THE TASK —
Repeat all the records exactly, omitting pictures.
Start of DATA SHOWN
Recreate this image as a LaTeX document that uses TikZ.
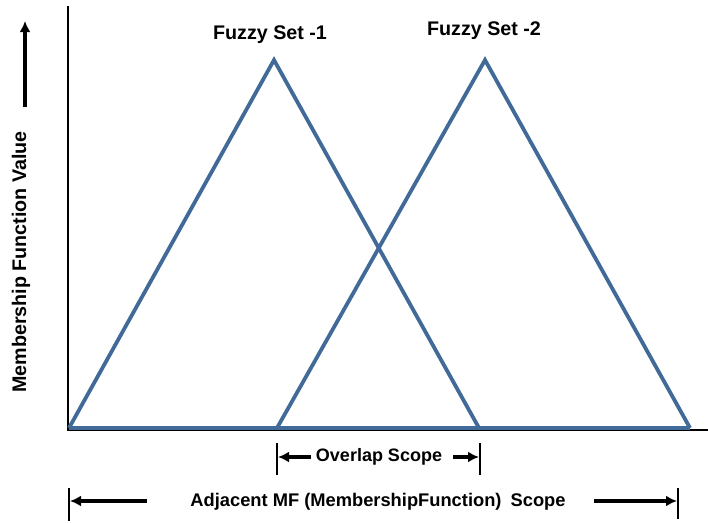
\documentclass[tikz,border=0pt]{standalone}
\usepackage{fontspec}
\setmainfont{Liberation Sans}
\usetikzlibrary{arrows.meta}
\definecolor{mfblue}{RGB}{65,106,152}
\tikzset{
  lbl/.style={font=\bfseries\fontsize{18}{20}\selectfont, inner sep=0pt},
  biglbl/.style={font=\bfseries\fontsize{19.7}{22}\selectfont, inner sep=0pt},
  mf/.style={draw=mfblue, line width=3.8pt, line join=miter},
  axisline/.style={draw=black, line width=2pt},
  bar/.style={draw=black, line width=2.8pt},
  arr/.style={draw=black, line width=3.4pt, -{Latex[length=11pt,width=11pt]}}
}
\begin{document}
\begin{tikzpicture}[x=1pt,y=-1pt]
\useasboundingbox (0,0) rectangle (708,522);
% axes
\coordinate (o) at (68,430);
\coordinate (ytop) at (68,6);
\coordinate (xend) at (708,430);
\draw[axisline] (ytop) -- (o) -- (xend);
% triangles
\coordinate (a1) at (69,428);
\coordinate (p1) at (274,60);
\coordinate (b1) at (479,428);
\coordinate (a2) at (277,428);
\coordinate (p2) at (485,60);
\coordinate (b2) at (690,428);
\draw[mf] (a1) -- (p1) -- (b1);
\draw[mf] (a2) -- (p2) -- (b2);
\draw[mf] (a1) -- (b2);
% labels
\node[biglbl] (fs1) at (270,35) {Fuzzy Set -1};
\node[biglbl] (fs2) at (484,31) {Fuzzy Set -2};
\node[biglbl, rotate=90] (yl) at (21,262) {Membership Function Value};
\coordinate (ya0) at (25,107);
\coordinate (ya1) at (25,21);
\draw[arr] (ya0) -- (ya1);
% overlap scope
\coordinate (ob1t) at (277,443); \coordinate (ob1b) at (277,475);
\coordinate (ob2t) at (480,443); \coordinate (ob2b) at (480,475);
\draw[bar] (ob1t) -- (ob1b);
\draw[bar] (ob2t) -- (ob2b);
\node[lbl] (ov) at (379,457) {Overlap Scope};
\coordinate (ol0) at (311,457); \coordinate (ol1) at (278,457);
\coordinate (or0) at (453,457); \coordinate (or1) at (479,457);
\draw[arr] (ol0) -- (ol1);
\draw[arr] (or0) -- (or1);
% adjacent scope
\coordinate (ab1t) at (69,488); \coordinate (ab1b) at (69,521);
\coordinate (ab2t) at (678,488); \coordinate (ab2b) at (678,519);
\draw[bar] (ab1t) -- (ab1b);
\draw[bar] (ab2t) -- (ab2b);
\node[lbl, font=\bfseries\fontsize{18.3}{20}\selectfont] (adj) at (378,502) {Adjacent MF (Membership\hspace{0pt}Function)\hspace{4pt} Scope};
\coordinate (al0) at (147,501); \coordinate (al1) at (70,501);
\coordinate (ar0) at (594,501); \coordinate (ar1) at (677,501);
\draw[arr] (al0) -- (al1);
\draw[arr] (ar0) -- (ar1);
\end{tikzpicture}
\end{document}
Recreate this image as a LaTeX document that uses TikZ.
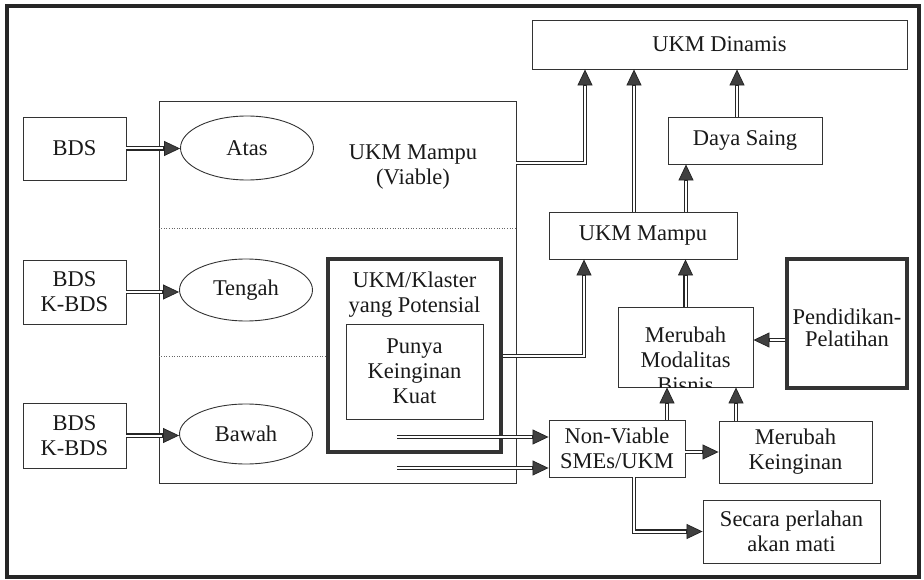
End of DATA SHOWN
SOLUTION TO THE EXERCISE —
Recreate this image as a LaTeX document that uses TikZ.
\documentclass[tikz,border=0pt]{standalone}
\usepackage{fontspec}
\setmainfont{Liberation Sans}
\usetikzlibrary{arrows.meta}
\definecolor{mfblue}{RGB}{65,106,152}
\tikzset{
  lbl/.style={font=\bfseries\fontsize{18}{20}\selectfont, inner sep=0pt},
  biglbl/.style={font=\bfseries\fontsize{19.7}{22}\selectfont, inner sep=0pt},
  mf/.style={draw=mfblue, line width=3.8pt, line join=miter},
  axisline/.style={draw=black, line width=2pt},
  bar/.style={draw=black, line width=2.8pt},
  arr/.style={draw=black, line width=3.4pt, -{Latex[length=11pt,width=11pt]}}
}
\begin{document}
\begin{tikzpicture}[x=1pt,y=-1pt]
\useasboundingbox (0,0) rectangle (708,522);
% axes
\coordinate (o) at (68,430);
\coordinate (ytop) at (68,6);
\coordinate (xend) at (708,430);
\draw[axisline] (ytop) -- (o) -- (xend);
% triangles
\coordinate (a1) at (69,428);
\coordinate (p1) at (274,60);
\coordinate (b1) at (479,428);
\coordinate (a2) at (277,428);
\coordinate (p2) at (485,60);
\coordinate (b2) at (690,428);
\draw[mf] (a1) -- (p1) -- (b1);
\draw[mf] (a2) -- (p2) -- (b2);
\draw[mf] (a1) -- (b2);
% labels
\node[biglbl] (fs1) at (270,35) {Fuzzy Set -1};
\node[biglbl] (fs2) at (484,31) {Fuzzy Set -2};
\node[biglbl, rotate=90] (yl) at (21,262) {Membership Function Value};
\coordinate (ya0) at (25,107);
\coordinate (ya1) at (25,21);
\draw[arr] (ya0) -- (ya1);
% overlap scope
\coordinate (ob1t) at (277,443); \coordinate (ob1b) at (277,475);
\coordinate (ob2t) at (480,443); \coordinate (ob2b) at (480,475);
\draw[bar] (ob1t) -- (ob1b);
\draw[bar] (ob2t) -- (ob2b);
\node[lbl] (ov) at (379,457) {Overlap Scope};
\coordinate (ol0) at (311,457); \coordinate (ol1) at (278,457);
\coordinate (or0) at (453,457); \coordinate (or1) at (479,457);
\draw[arr] (ol0) -- (ol1);
\draw[arr] (or0) -- (or1);
% adjacent scope
\coordinate (ab1t) at (69,488); \coordinate (ab1b) at (69,521);
\coordinate (ab2t) at (678,488); \coordinate (ab2b) at (678,519);
\draw[bar] (ab1t) -- (ab1b);
\draw[bar] (ab2t) -- (ab2b);
\node[lbl, font=\bfseries\fontsize{18.3}{20}\selectfont] (adj) at (378,502) {Adjacent MF (Membership\hspace{0pt}Function)\hspace{4pt} Scope};
\coordinate (al0) at (147,501); \coordinate (al1) at (70,501);
\coordinate (ar0) at (594,501); \coordinate (ar1) at (677,501);
\draw[arr] (al0) -- (al1);
\draw[arr] (ar0) -- (ar1);
\end{tikzpicture}
\end{document}
Recreate this image as a LaTeX document that uses TikZ.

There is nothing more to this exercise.